Image Credit: Lefebvre, et al. The above image is a graphical abstract.
A number of studies in recent years have suggested that biochar potential could be much greater in the future, perhaps in the range of 3.5 GtCO2/yr., or up to 350 Gt during this century. However, to date, studies have focused on global or regional aggregate estimates. In a recently published study, researchers led by David Lefebvre of the University of British Columbia sought to extend these analyses by assessing the potential of biochar sequestration in each of 155 countries. The study restricts itself to the assessment of sequestration potential associated with biomass residue feedstocks in the contexts of agriculture, forestry wood residues, animal manure, and wastewater biosolids. The study also presumes that 30% of residues are left in the fields in the interest of maintaining long-term soil health.

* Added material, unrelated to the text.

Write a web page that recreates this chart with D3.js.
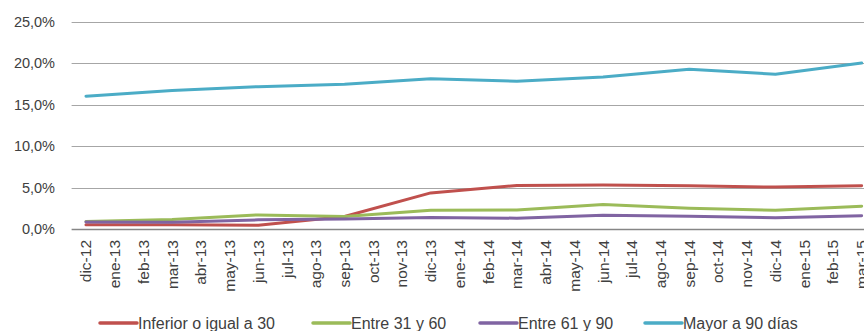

Among the conclusions of the study are the following:
- Four countries, all characterized by large populations, land areas, and agricultural sectors have the greatest potential, including:
- China: 468 Mt CO2e/yr.
- United States: 398 Mt CO2e/yr.
- Brazil: 303 Mt CO2e/yr.
- India: 225 Mt CO2e/yr.
- North America and South America are characterized by a large number of countries with biochar sequestration potential of 25 Mt CO2e/yr., with bands of relatively low potential across North Africa into the Middle East, with low potential in portions of Europe and southern Africa.
- 28 countries have the potential to sequester more than 10% of their CO2 emissions with biochar, with the largest number in Europe
- The “conservative approach” of the study (including assessment of only recalcitrant carbon with permanence factors based on national averages) yielded an estimated carbon dioxide removal potential of 6.23% of total greenhouse gas emissions of the 155 countries in the study.
Notably, the researchers observed that its estimates didn’t take into account a number of potentially compelling co-benefits, such as potentially reducing emissions of methane and nitrous oxide, enhancement of crop yields and displacement of fossil fuels. Any effort to assess the potential costs and benefits of biochar deployment in individual countries, as well as globally, will require a more granular assessment of these factors, suggesting one potential research tributary flowing from this study.
Overall, this study could prove extremely helpful in helping to operationalize biochar programs nationally, and regionally, moving forward. It suggests that biochar could play an important role in the carbon dioxide removal portfolio of many countries.